Abstract

The paper outlines the features of emergence and development of the piano concerto on its way towards drama from a historical perspective, analyses specific features of its genre nature, and reveals the types of the concerto’s dramaturgy differing from one another in form and style of the interaction between the soloist and the orchestra. The paper demonstrates that the piano concerto followed the path of development of an individual performer principle, and afterward that of a dialogical balance between the orchestra and the piano part, which was determined by the degree of composers’ innovative achievements and the dominant aesthetic paradigm. In terms of highlighting the genre of the piano concerto and genre specificity of piano and orchestral music, the compositional-analytical approach proved to be productive.

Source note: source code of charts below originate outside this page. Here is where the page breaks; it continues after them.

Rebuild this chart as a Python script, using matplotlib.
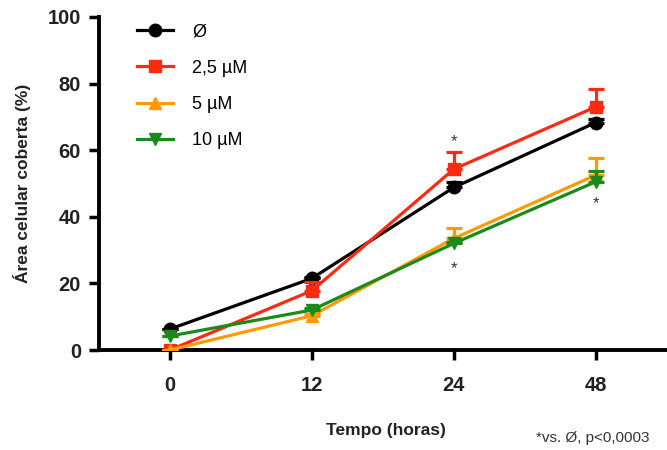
import numpy as np
import matplotlib
matplotlib.use("Agg")
import matplotlib.pyplot as plt
from matplotlib.lines import Line2D

plt.rcParams['font.family'] = ['Liberation Sans', 'DejaVu Sans']

times = ["0", "12", "24", "48"]
labels = ["Ø", "2,5 µM", "5 µM", "10 µM"]
colors = ["#000000", "#ff2a12", "#ff9a00", "#1a8a1a"]
markers = ["o", "s", "^", "v"]

ctrl = [6.3, 21.5, 48.8, 68.3]
ctrl_err = [0.0, 0.5, 1.8, 1.0]
um25 = [0.0, 17.8, 54.3, 73.0]
um25_err = [0.0, 2.5, 5.3, 5.5]
um5 = [0.0, 10.3, 33.5, 52.5]
um5_err = [0.0, 0.5, 3.0, 5.3]
um10 = [4.2, 12.0, 32.0, 50.5]
um10_err = [0.0, 0.5, 0.5, 3.3]

series = [(ctrl, ctrl_err), (um25, um25_err), (um5, um5_err), (um10, um10_err)]

# asterisks: (category index, y position)
stars = [(2, 62.5), (2, 24.5), (3, 44.0)]

fig = plt.figure(figsize=(6.67, 4.5), dpi=100)
ax = fig.add_axes([99 / 667, 100 / 450, 1 - 99 / 667 + 0.01, 333 / 450])

x = np.arange(len(times))
order = [3, 2, 0, 1]
for i in order:
    vals, err = series[i]
    ax.errorbar(x, vals, yerr=[np.zeros(len(err)), err], color=colors[i],
                marker=markers[i], markersize=9, linewidth=2.3,
                elinewidth=2.3, capsize=6, capthick=2.3, zorder=3 + i)

for xi, yi in stars:
    ax.text(xi, yi, "*", ha="center", va="center", fontsize=12, color="#333333")

ax.set_xlim(-0.5, 3.55)
ax.set_ylim(0, 100)
ax.set_xticks(x)
ax.set_xticklabels(times)
ax.set_yticks([0, 20, 40, 60, 80, 100])

for s in ["top", "right"]:
    ax.spines[s].set_visible(False)
for s in ["left", "bottom"]:
    ax.spines[s].set_linewidth(2.8)
ax.tick_params(axis="both", width=2.5, length=7, labelsize=14.5)
ax.tick_params(axis="x", pad=12)
ax.tick_params(axis="y", pad=6)
for t in ax.get_xticklabels() + ax.get_yticklabels():
    t.set_fontweight("bold")
    t.set_color("#222222")

ax.set_xlabel("Tempo (horas)", fontsize=12.5, fontweight="bold", labelpad=20,
              color="#222222")
ax.set_ylabel("Área celular coberta (%)", fontsize=12.5, fontweight="bold",
              labelpad=12, color="#222222")

handles = [Line2D([], [], color=c, marker=m, markersize=9, linewidth=2.3)
           for c, m in zip(colors, markers)]
ax.legend(handles, labels, loc="upper left",
          bbox_to_anchor=(0.037, 1.03), frameon=False, fontsize=13,
          labelspacing=1.07, handlelength=2.0, handletextpad=1.1)

fig.text(650 / 667, 1 - 438 / 450, "*vs. Ø, p<0,0003", ha="right", va="center",
         fontsize=11, color="#333333")

fig.savefig("out.png", dpi=100)
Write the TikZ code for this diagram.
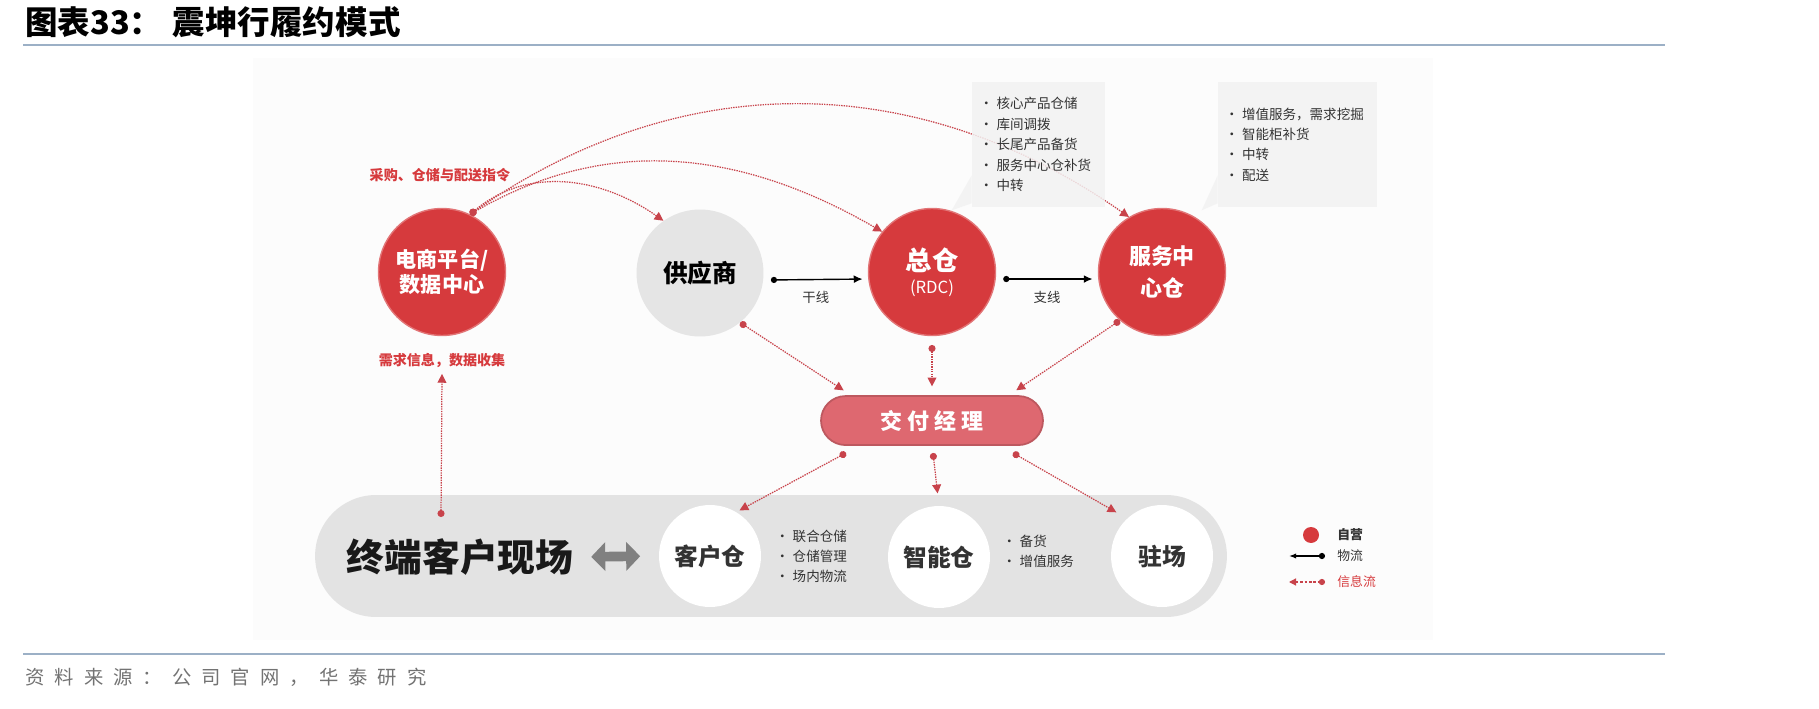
\documentclass[tikz,border=0pt]{standalone}
\usepackage{fontspec}
\setmainfont{Noto Sans CJK SC}
\usetikzlibrary{arrows.meta, positioning, calc}
\definecolor{zkred}{HTML}{D63A3D}
\definecolor{zkline}{HTML}{C8434B}
\definecolor{zkpink}{HTML}{DE6870}
\definecolor{zkgray}{HTML}{E5E5E5}
\definecolor{zkband}{HTML}{E3E3E3}
\definecolor{zkbox}{HTML}{F2F2F2}
\definecolor{zkrule}{HTML}{9CB0C6}
\definecolor{zkdark}{HTML}{333333}
\definecolor{zkpanel}{HTML}{FCFCFC}
\newcommand{\pt}{·\hspace{2pt}}

\begin{document}
\begin{tikzpicture}[
    x=0.02cm, y=-0.02cm,
    hub/.style={circle, minimum size=2.54cm, inner sep=0pt, align=center},
    own/.style={hub, fill=zkred, draw=zkred!70!white, line width=0.8pt,
      text=white, font=\bfseries\fontsize{12}{14.2}\selectfont},
    partner/.style={hub, fill=zkgray, text=black,
      font=\bfseries\fontsize{14}{16}\selectfont},
    site/.style={circle, minimum size=2.04cm, inner sep=0pt, fill=white,
      text=zkdark, font=\bfseries\fontsize{13.5}{15}\selectfont},
    list/.style={align=left, inner sep=0pt, anchor=west, text=zkdark,
      font=\fontsize{7.7}{11.3}\selectfont},
    callout/.style={rectangle, fill=zkbox, fill opacity=0.85, text opacity=1,
      align=left, inner ysep=0pt, minimum height=2.5cm, text=zkdark,
      font=\fontsize{7.7}{11.6}\selectfont},
    flow/.style={{Circle[length=3.5pt]}-{Latex[length=5pt,width=4.5pt]},
      line width=0.8pt, black},
    info/.style={{Circle[length=4pt]}-{Triangle[length=5pt,width=5pt]},
      draw=zkline, line width=0.7pt, dash pattern=on 0.8pt off 0.6pt},
    redlbl/.style={text=zkred, font=\bfseries\fontsize{8}{10}\selectfont},
    lbl/.style={text=zkdark, font=\fontsize{7.6}{9}\selectfont},
    legtxt/.style={anchor=west, inner sep=0pt, text=zkdark,
      font=\fontsize{7.3}{9}\selectfont}
  ]
  \useasboundingbox (0,0) rectangle (1819,709);

  % page header / footer
  \node[anchor=west, inner sep=0pt, font=\bfseries\fontsize{18.5}{20}\selectfont]
    (title) at (25,22) {图表33：\hspace{6pt}震坤行履约模式};
  \draw[zkrule, line width=1.2pt] (23,45) -- (1665,45);
  \draw[zkrule, line width=1.2pt] (23,654) -- (1665,654);
  \node[anchor=west, inner sep=0pt, text=black!55,
    font=\addfontfeature{LetterSpace=52}\fontsize{11}{12}\selectfont]
    (src) at (25,677) {资料来源：公司官网，华泰研究};

  \fill[zkpanel] (253,58) rectangle (1433,640);

  % top row
  \node[own] (dc) at (442,272) {电商平台/\\数据中心};
  \node[partner] (gys) at (700,273) {供应商};
  \node[own, font=\bfseries\fontsize{15}{13}\selectfont] (zc) at (932,272)
    {总仓\\{\mdseries\fontsize{9.5}{11}\selectfont (RDC)}};
  \node[own, font=\bfseries\fontsize{12.5}{18.5}\selectfont] (fw) at (1162,272)
    {服务中\\心仓};

  \draw[flow, shorten <=4pt, shorten >=3pt] ([yshift=-4pt]gys.east) -- ([yshift=-4pt]zc.west)
    node[midway, below=3pt, lbl] {干线};
  \draw[flow, shorten <=4pt, shorten >=3pt] ([yshift=-4pt]zc.east) -- ([yshift=-4pt]fw.west)
    node[midway, below=3pt, lbl] {支线};

  \node[redlbl] (order) at (440,175) {采购、仓储与配送指令};
  \node[redlbl, below=0.22cm of dc] (demand) {需求信息，数据收集};

  % instructions from the platform
  \draw[info] (dc.64) to[out=40, in=145] (gys.125);
  \draw[info] (dc.64) to[out=30, in=150] (zc.141);
  \draw[info] (dc.64) to[out=35, in=145] (fw.121);

  % notes beside the warehouses
  \node[callout, minimum width=2.66cm, text width=2.36cm, inner xsep=0.15cm]
    (zcnote) at (1038.5,144.5)
    {\pt 核心产品仓储\\\pt 库间调拨\\\pt 长尾产品备货\\\pt 服务中心仓补货\\\pt 中转};
  \fill[zkbox, fill opacity=0.85] (zcnote.south west) ++(0,-32) -- ++(0,28) -- ++(-20,7) -- cycle;
  \node[callout, minimum width=3.18cm, text width=2.9cm, inner xsep=0.14cm]
    (fwnote) at (1297.5,144.5)
    {\pt 增值服务，需求挖掘\\\pt 智能柜补货\\\pt 中转\\\pt 配送};
  \fill[zkbox, fill opacity=0.85] (fwnote.south west) ++(0,-32) -- ++(0,28) -- ++(-16,7) -- cycle;

  % delivery manager
  \node[rectangle, rounded corners=0.49cm, minimum width=4.44cm, minimum height=0.98cm,
    fill=zkpink, draw=zkpink!85!black, line width=1pt, text=white,
    font=\bfseries\fontsize{12.5}{14}\selectfont, below=1.18cm of zc] (jf)
    {交\hspace{3pt}付\hspace{3pt}经\hspace{3pt}理};

  \draw[info, shorten >=5pt] (gys.-51) -- ($(jf.north)+(-81,0)$);
  \draw[info, shorten >=5pt] ([yshift=-5pt]zc.south) -- (jf.north);
  \draw[info, shorten >=5pt] (fw.-131) -- ($(jf.north)+(77,0)$);

  % customer site band
  \node[rectangle, rounded corners=1.22cm, minimum width=18.24cm, minimum height=2.44cm,
    fill=zkband] (field) at (771,556) {};
  \node[inner sep=0pt, text=black!90, font=\bfseries\fontsize{21.5}{24}\selectfont]
    (endcust) at (460,557) {终端客户现场};
  \node[site] (kc) at (710,556) {客户仓};
  \node[site] (znc) at (939,557) {智能仓};
  \node[site] (zhc) at (1162,556) {驻场};
  \node[list, right=0.28cm of kc] (kclist) {\pt 联合仓储\\\pt 仓储管理\\\pt 场内物流};
  \node[list, right=0.24cm of znc, yshift=3pt] (znclist) {\pt 备货\\\pt 增值服务};

  \draw[{Triangle[length=8pt,width=16pt]}-{Triangle[length=8pt,width=16pt]},
    line width=5.5pt, black!50, shorten <=10pt, shorten >=10.5pt] (endcust.east) -- (kc.west);

  \draw[info, shorten >=2pt] ($(jf.south)+(-86,7)$) -- (kc.59);
  \draw[info, shorten >=7pt] ($(jf.south)+(1,7)$) -- (znc.north);
  \draw[info, shorten >=7pt] ($(jf.south)+(81,7)$) -- (zhc.133);

  \coordinate (fieldin) at (441,517);
  \draw[info] (fieldin) -- (demand.south);

  % legend
  \node[circle, fill=zkred, minimum size=0.32cm, inner sep=0pt] (lgown) at (1311,535) {};
  \node[legtxt, font=\bfseries\fontsize{7.3}{9}\selectfont] at (1337,535) {自营};
  \coordinate (lgf1) at (1289,556);
  \coordinate (lgf2) at (1325,556);
  \draw[{Latex[length=4pt]}-{Circle[length=3.5pt]}, line width=0.8pt] (lgf1) -- (lgf2);
  \node[legtxt] at (1337,556) {物流};
  \coordinate (lgi1) at (1289,582);
  \coordinate (lgi2) at (1325,582);
  \draw[{Triangle[length=4pt,width=4pt]}-{Circle[length=3.5pt]}, zkline, line width=0.7pt,
    dash pattern=on 1.5pt off 1pt] (lgi1) -- (lgi2);
  \node[legtxt, text=zkred] at (1337,582) {信息流};
\end{tikzpicture}
\end{document}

The analysis revealed that the movement towards drama in the historical perspective of the piano concerto was uneven with occasional drifts towards the so-called “style brilliant.” Depending on the type of drama, the correlation between the solo and the orchestra changed. In the 20th century, due to the radical transformation of the cultural paradigm, the genre of the concerto was restructured; composers abandoned traditional forms and tried to create an individual project form for each work. The study indicates the parameters of change in the genre, form, and style of the piano concerto under the influence of the newest paradigm of the time: repudiation of the traditional genre forms, creation of hybrid forms such as“anti-genre,” “hypergenre,” or a complete negation of the genre and creation of an individual genre project.